• GOAL OF THE EXERCISE: Look through the listing below for the line containing "Rebuild this chart". Copy it and each line after it up to and including the line containing "import seaborn as sns", exactly, leaving out pictures.

• SUPPLIED ENTRIES:

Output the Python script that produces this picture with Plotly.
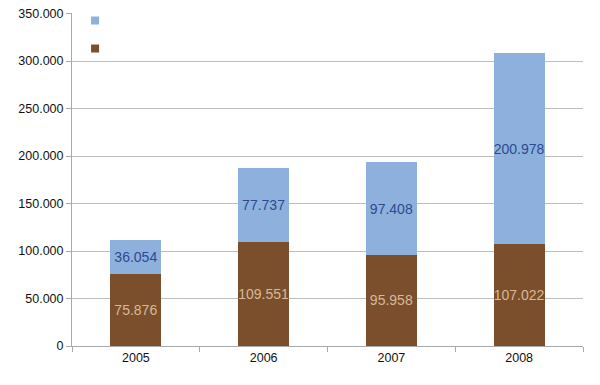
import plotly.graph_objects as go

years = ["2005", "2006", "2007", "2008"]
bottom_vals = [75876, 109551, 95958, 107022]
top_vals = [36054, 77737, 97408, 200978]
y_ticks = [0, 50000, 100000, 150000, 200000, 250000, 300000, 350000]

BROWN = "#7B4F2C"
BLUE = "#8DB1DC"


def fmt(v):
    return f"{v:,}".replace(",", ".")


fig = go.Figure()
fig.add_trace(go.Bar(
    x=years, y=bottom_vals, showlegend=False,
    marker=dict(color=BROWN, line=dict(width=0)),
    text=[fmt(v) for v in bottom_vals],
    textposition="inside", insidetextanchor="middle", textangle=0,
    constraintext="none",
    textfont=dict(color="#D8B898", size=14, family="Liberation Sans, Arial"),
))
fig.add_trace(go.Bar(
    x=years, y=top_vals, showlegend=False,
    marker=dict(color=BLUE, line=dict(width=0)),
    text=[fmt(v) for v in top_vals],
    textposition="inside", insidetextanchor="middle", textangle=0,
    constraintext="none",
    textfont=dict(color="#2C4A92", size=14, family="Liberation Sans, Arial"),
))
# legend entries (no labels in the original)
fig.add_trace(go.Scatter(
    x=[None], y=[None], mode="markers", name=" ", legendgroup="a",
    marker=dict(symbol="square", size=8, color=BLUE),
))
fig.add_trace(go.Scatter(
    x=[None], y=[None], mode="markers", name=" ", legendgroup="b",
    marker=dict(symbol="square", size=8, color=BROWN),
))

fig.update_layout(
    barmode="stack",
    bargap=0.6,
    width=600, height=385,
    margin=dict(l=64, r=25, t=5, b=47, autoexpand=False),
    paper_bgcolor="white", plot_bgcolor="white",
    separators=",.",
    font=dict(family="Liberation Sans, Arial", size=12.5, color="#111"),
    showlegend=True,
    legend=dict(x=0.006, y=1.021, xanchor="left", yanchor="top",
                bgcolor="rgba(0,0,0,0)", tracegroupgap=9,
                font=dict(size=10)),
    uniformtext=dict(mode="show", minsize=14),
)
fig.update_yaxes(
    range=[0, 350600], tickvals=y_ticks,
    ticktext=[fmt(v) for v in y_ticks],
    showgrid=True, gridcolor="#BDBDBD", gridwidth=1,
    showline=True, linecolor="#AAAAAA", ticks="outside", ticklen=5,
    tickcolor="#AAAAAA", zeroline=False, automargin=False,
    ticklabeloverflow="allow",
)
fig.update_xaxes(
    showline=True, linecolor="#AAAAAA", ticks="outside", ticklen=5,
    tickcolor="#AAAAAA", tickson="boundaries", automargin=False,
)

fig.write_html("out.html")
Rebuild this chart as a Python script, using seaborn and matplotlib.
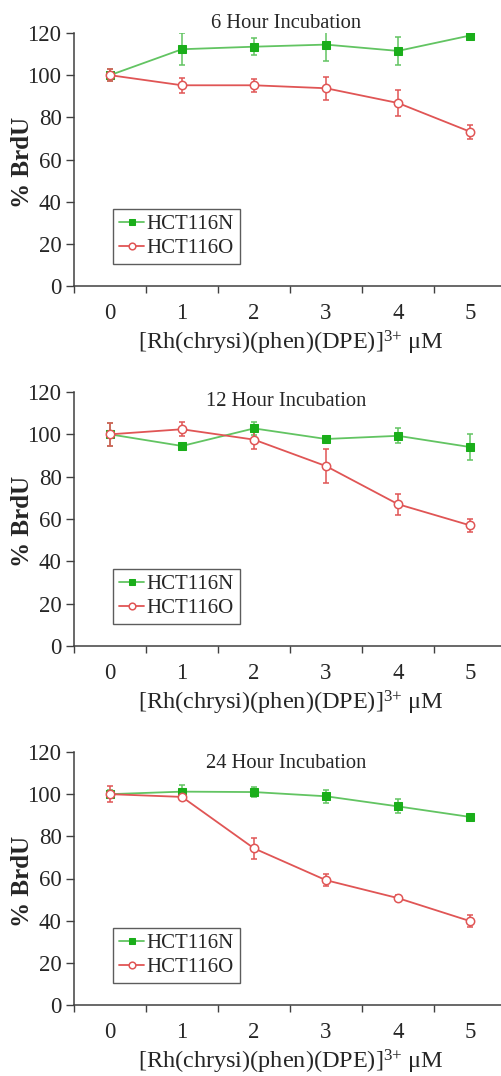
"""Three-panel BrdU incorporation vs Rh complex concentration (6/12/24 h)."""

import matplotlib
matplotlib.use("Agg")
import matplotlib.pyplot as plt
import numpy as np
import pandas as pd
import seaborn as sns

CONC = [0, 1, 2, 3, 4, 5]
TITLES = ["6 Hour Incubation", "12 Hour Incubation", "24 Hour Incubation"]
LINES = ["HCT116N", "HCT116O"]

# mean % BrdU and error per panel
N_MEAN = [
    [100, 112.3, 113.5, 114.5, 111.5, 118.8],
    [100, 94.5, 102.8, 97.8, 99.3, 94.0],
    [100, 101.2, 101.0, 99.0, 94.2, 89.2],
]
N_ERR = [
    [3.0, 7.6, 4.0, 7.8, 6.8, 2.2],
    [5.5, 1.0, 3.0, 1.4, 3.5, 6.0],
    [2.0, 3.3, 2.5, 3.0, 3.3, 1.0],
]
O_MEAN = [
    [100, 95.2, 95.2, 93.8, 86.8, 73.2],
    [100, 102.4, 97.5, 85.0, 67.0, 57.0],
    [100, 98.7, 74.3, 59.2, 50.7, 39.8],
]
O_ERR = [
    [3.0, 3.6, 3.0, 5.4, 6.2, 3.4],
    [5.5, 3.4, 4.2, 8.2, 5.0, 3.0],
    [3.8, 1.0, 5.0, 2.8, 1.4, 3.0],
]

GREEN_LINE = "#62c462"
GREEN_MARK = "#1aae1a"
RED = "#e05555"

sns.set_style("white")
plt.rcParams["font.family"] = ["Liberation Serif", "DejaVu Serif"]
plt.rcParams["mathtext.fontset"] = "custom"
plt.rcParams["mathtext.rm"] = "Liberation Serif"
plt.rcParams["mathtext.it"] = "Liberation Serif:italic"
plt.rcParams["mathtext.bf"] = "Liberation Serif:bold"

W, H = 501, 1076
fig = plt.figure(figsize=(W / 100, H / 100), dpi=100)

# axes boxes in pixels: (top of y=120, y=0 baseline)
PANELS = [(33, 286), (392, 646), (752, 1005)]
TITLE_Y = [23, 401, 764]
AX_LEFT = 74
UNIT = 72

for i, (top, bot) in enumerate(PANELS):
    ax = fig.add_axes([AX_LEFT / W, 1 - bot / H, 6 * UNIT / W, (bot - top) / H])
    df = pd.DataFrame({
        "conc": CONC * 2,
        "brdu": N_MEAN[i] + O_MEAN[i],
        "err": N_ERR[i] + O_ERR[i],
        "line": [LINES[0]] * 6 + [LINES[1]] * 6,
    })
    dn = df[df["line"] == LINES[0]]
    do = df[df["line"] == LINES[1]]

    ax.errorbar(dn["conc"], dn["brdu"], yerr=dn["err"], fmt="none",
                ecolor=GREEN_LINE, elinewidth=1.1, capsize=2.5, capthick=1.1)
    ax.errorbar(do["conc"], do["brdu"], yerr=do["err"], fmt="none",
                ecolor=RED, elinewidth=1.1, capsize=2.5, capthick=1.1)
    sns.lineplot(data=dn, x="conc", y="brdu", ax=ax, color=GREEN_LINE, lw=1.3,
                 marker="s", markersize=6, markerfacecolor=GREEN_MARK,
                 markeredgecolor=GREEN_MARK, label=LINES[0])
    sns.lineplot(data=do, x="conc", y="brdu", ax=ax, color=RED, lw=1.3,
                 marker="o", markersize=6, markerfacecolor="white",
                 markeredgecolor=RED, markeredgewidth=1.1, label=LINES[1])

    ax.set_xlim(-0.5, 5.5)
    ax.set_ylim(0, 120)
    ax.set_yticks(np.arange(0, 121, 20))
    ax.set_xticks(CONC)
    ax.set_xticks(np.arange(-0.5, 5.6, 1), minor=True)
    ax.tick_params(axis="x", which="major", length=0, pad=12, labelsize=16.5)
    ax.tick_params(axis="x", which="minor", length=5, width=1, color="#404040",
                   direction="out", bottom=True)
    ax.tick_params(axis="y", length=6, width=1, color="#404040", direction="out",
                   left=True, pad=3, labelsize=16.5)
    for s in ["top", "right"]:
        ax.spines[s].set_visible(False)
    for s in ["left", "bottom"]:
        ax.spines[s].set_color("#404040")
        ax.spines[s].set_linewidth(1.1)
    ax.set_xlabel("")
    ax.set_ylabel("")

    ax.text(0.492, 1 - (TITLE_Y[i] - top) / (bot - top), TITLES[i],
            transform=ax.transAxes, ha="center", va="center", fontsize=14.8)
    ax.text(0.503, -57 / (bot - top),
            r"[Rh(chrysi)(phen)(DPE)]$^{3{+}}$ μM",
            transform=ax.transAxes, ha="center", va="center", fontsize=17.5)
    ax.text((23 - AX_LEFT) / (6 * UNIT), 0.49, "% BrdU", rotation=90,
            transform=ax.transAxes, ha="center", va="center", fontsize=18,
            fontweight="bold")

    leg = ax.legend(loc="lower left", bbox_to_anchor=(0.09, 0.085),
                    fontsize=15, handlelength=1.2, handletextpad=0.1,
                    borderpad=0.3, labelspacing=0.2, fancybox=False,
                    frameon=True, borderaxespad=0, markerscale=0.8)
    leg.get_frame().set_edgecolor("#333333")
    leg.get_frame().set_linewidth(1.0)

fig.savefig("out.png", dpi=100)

• CORRECT ANSWER:
Rebuild this chart as a Python script, using seaborn and matplotlib.
"""Three-panel BrdU incorporation vs Rh complex concentration (6/12/24 h)."""

import matplotlib
matplotlib.use("Agg")
import matplotlib.pyplot as plt
import numpy as np
import pandas as pd
import seaborn as sns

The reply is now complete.